* **Instructions to follow**: Below is some material; set it all down exactly, apart from the pictures.

* **Recorded information**:
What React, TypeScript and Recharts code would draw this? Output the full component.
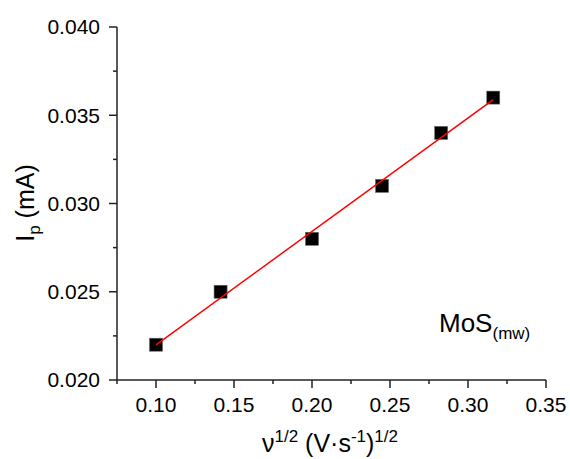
import React from 'react';
import { ScatterChart, Scatter, XAxis, YAxis, Customized } from 'recharts';

const xValues = [0.1, 0.1414, 0.2, 0.2449, 0.2828, 0.3162];
const yValues = [0.022, 0.025, 0.028, 0.031, 0.034, 0.036];
const fitX = [0.1, 0.3162];
const fitY = [0.02199, 0.03589];
const xMajorTicks = [0.1, 0.15, 0.2, 0.25, 0.3, 0.35];
const xMinorTicks = [0.075, 0.125, 0.175, 0.225, 0.275, 0.325];
const yMajorTicks = [0.02, 0.025, 0.03, 0.035, 0.04];
const yMinorTicks = [0.0225, 0.0275, 0.0325, 0.0375];

const points = xValues.map((x, i) => ({ x, y: yValues[i] }));
const fitData = fitX.map((x, i) => ({ x, y: fitY[i] }));

const FONT = '"Liberation Sans", Arial, sans-serif';
const AXIS_COLOR = '#222';

const isIn = (v: number, arr: number[]) => arr.some((a) => Math.abs(a - v) < 1e-6);

const XTick = (props: any) => {
  const { x, y, payload } = props;
  const major = isIn(payload.value, xMajorTicks);
  return (
    <g>
      <line x1={x} x2={x} y1={y} y2={y + (major ? 8 : 4)} stroke={AXIS_COLOR} strokeWidth={1.5} />
      {major && (
        <text x={x} y={y + 17} dy="0.71em" textAnchor="middle" fontSize={21} fontFamily={FONT} fill="#000">
          {payload.value.toFixed(2)}
        </text>
      )}
    </g>
  );
};

const YTick = (props: any) => {
  const { x, y, payload } = props;
  const major = isIn(payload.value, yMajorTicks);
  return (
    <g>
      <line x1={x - (major ? 8 : 4)} x2={x} y1={y} y2={y} stroke={AXIS_COLOR} strokeWidth={1.5} />
      {major && (
        <text x={x - 17} y={y} dy="0.355em" textAnchor="end" fontSize={21} fontFamily={FONT} fill="#000">
          {payload.value.toFixed(3)}
        </text>
      )}
    </g>
  );
};

const SquareShape = (p: any) => (
  <rect x={p.cx - 6.5} y={p.cy - 6.5} width={13} height={13} fill="#000" stroke="#666" strokeWidth={0.6} />
);

const NoShape = () => <g />;

const Labels = () => (
  <g fontFamily={FONT} fill="#000">
    <text x={330} y={452} textAnchor="middle" fontSize={25}>
      <tspan>ν</tspan>
      <tspan fontSize={17} dy={-10}>1/2</tspan>
      <tspan dy={10}> (V·s</tspan>
      <tspan fontSize={17} dy={-10}>-1</tspan>
      <tspan dy={10}>)</tspan>
      <tspan fontSize={17} dy={-10}>1/2</tspan>
    </text>
    <text x={34} y={203} textAnchor="middle" fontSize={25} transform="rotate(-90, 34, 203)">
      <tspan>I</tspan>
      <tspan fontSize={17} dy={6}>p</tspan>
      <tspan dy={-6}> (mA)</tspan>
    </text>
    <text x={439} y={332} fontSize={26}>
      <tspan>MoS</tspan>
      <tspan fontSize={17} dy={7}>(mw)</tspan>
    </text>
  </g>
);

export default function App() {
  return (
    <div style={{ position: 'absolute', left: 0, top: 0, width: 570, height: 459, background: '#fff' }}>
      <ScatterChart width={570} height={459} margin={{ top: 27, right: 24, bottom: 0, left: 0 }}>
        <XAxis
          type="number"
          dataKey="x"
          domain={[0.075, 0.35]}
          ticks={[...xMajorTicks, ...xMinorTicks].sort((a, b) => a - b)}
          tick={<XTick />}
          tickLine={false}
          tickSize={0}
          tickMargin={0}
          height={79}
          axisLine={{ stroke: AXIS_COLOR, strokeWidth: 1.5 }}
          allowDataOverflow
          interval={0}
        />
        <YAxis
          type="number"
          dataKey="y"
          domain={[0.02, 0.04]}
          ticks={[...yMajorTicks, ...yMinorTicks].sort((a, b) => a - b)}
          tick={<YTick />}
          tickLine={false}
          tickSize={0}
          tickMargin={0}
          width={117}
          axisLine={{ stroke: AXIS_COLOR, strokeWidth: 1.5 }}
          allowDataOverflow
          interval={0}
        />
        <Scatter data={points} shape={<SquareShape />} isAnimationActive={false} />
        <Scatter
          data={fitData}
          shape={<NoShape />}
          line={{ stroke: '#ff0000', strokeWidth: 1.5 }}
          isAnimationActive={false}
        />
        <Customized component={Labels} />
      </ScatterChart>
    </div>
  );
}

* **Written solution**:
What React, TypeScript and Recharts code would draw this? Output the full component.
import React from 'react';
import { ScatterChart, Scatter, XAxis, YAxis, Customized } from 'recharts';

const xValues = [0.1, 0.1414, 0.2, 0.2449, 0.2828, 0.3162];
const yValues = [0.022, 0.025, 0.028, 0.031, 0.034, 0.036];
const fitX = [0.1, 0.3162];
const fitY = [0.02199, 0.03589];
const xMajorTicks = [0.1, 0.15, 0.2, 0.25, 0.3, 0.35];
const xMinorTicks = [0.075, 0.125, 0.175, 0.225, 0.275, 0.325];
const yMajorTicks = [0.02, 0.025, 0.03, 0.035, 0.04];
const yMinorTicks = [0.0225, 0.0275, 0.0325, 0.0375];

const points = xValues.map((x, i) => ({ x, y: yValues[i] }));
const fitData = fitX.map((x, i) => ({ x, y: fitY[i] }));

const FONT = '"Liberation Sans", Arial, sans-serif';
const AXIS_COLOR = '#222';

const isIn = (v: number, arr: number[]) => arr.some((a) => Math.abs(a - v) < 1e-6);

const XTick = (props: any) => {
  const { x, y, payload } = props;
  const major = isIn(payload.value, xMajorTicks);
  return (
    <g>
      <line x1={x} x2={x} y1={y} y2={y + (major ? 8 : 4)} stroke={AXIS_COLOR} strokeWidth={1.5} />
      {major && (
        <text x={x} y={y + 17} dy="0.71em" textAnchor="middle" fontSize={21} fontFamily={FONT} fill="#000">
          {payload.value.toFixed(2)}
        </text>
      )}
    </g>
  );
};

const YTick = (props: any) => {
  const { x, y, payload } = props;
  const major = isIn(payload.value, yMajorTicks);
  return (
    <g>
      <line x1={x - (major ? 8 : 4)} x2={x} y1={y} y2={y} stroke={AXIS_COLOR} strokeWidth={1.5} />
      {major && (
        <text x={x - 17} y={y} dy="0.355em" textAnchor="end" fontSize={21} fontFamily={FONT} fill="#000">
          {payload.value.toFixed(3)}
        </text>
      )}
    </g>
  );
};

const SquareShape = (p: any) => (
  <rect x={p.cx - 6.5} y={p.cy - 6.5} width={13} height={13} fill="#000" stroke="#666" strokeWidth={0.6} />
);

const NoShape = () => <g />;

const Labels = () => (
  <g fontFamily={FONT} fill="#000">
    <text x={330} y={452} textAnchor="middle" fontSize={25}>
      <tspan>ν</tspan>
      <tspan fontSize={17} dy={-10}>1/2</tspan>
      <tspan dy={10}> (V·s</tspan>
      <tspan fontSize={17} dy={-10}>-1</tspan>
      <tspan dy={10}>)</tspan>
      <tspan fontSize={17} dy={-10}>1/2</tspan>
    </text>
    <text x={34} y={203} textAnchor="middle" fontSize={25} transform="rotate(-90, 34, 203)">
      <tspan>I</tspan>
      <tspan fontSize={17} dy={6}>p</tspan>
      <tspan dy={-6}> (mA)</tspan>
    </text>
    <text x={439} y={332} fontSize={26}>
      <tspan>MoS</tspan>
      <tspan fontSize={17} dy={7}>(mw)</tspan>
    </text>
  </g>
);

export default function App() {
  return (
    <div style={{ position: 'absolute', left: 0, top: 0, width: 570, height: 459, background: '#fff' }}>
      <ScatterChart width={570} height={459} margin={{ top: 27, right: 24, bottom: 0, left: 0 }}>
        <XAxis
          type="number"
          dataKey="x"
          domain={[0.075, 0.35]}
          ticks={[...xMajorTicks, ...xMinorTicks].sort((a, b) => a - b)}
          tick={<XTick />}
          tickLine={false}
          tickSize={0}
          tickMargin={0}
          height={79}
          axisLine={{ stroke: AXIS_COLOR, strokeWidth: 1.5 }}
          allowDataOverflow
          interval={0}
        />
        <YAxis
          type="number"
          dataKey="y"
          domain={[0.02, 0.04]}
          ticks={[...yMajorTicks, ...yMinorTicks].sort((a, b) => a - b)}
          tick={<YTick />}
          tickLine={false}
          tickSize={0}
          tickMargin={0}
          width={117}
          axisLine={{ stroke: AXIS_COLOR, strokeWidth: 1.5 }}
          allowDataOverflow
          interval={0}
        />
        <Scatter data={points} shape={<SquareShape />} isAnimationActive={false} />
        <Scatter
          data={fitData}
          shape={<NoShape />}
          line={{ stroke: '#ff0000', strokeWidth: 1.5 }}
          isAnimationActive={false}
        />
        <Customized component={Labels} />
      </ScatterChart>
    </div>
  );
}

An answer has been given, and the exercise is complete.